Preservation is desirable in some situations. For example, charity events sometimes work according to the following form:

  1. All participants exchange dollars for bogobucks.
  2. The participants gamble with bogobucks.
  3. The winner at the end gets some prize.

An online preservation algorithm has the property that if you acquire enough bogobucks in comparison to the number of participants, you can guarantee winning the prize. These kinds of ‘winner take all’ scenarios come up elsewhere.

A question of quantification

This is about methods for phrasing and think about the scope of some theorems in learning theory. The basic claim is that there are several different ways of quantifying the scope which sound different yet are essentially the same.

  1. For all sequences of examples. This is the standard quantification in online learning analysis. Standard theorems would say something like “for all sequences of predictions by experts, the algorithm A will perform almost as well as the best expert.”
  2. For all training sets. This is the standard quantification for boosting analysis such as adaboost or multiclass boosting.
    Standard theorems have the form “for all training sets the error rate inequalities … hold”.
  3. For all distributions over examples. This is the one that we have been using for reductions analysis. Standard theorem statements have the form “For all distributions over examples, the error rate inequalities … hold”.
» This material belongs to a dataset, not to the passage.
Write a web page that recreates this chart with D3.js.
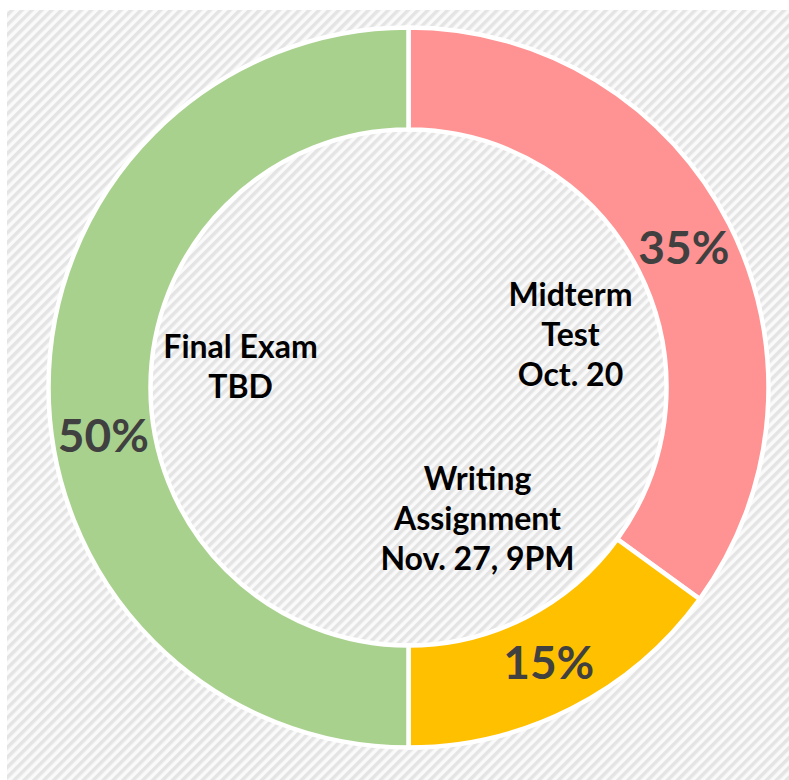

It is not quite true that each of these is equivalent. For example, in the online learning setting, quantifying “for all sequences of examples” implies “for all distributions over examples”, but not vice-versa.

However, in the context of either boosting or reductions these are equivalent because the algorithms operate in an element-wise fashion. To see the equivalence, note that:

  1. “For any training set” is equivalent to “For any sequence of examples” because a training set is a sequence and vice versa.
  2. “For any sequence of examples” is equivalent to “For any distribution over examples” when the theorems are about unconditional example transformations because:
    1. The uniform distribution over a sufficiently long sequence of examples can approximate any distribution we care about arbitrarily well.
    2. If the theorem holds “for all distributions”, it holds for the uniform distribution over the elements in any sequence of examples.

The natural debate here is “how should the theorems be quantified?” It is difficult to answer this debate based upon mathematical grounds because we just showed an equivalence. It is nevertheless important because it strongly influences how we think about algorithms and how easy it is to integrate the knowledge across different theories. Here are the arguments I know.

  1. For all sequences of examples.
    1. Learning theory people (at least) are used to thinking about “For all sequences of examples”.
    2. (Applied) Machine learning people are not so familiar with this form of quantification.
    3. When the algorithm is example-conditional such as in online learning, the quantification is more general than “for all distributions”.
  2. For all training sets.
    1. This is very simple.
    2. It is misleadingly simple. For example, a version of the adaboost theorem also applies to test sets using the test error rates of the base classifiers. It is fairly common for this to be misunderstood.
  3. For all distributions over examples.
    1. Distributions over examples is simply how most people think about learning problems.
    2. “For all distributions over examples” is easily and often confused with “For all distributions over examples accessed by IID draws”. It seems most common to encounter this confusion amongst learning theory folks.

What quantification should be used and why?
(My thanks to Yishay Mansour for clarifying the debate.)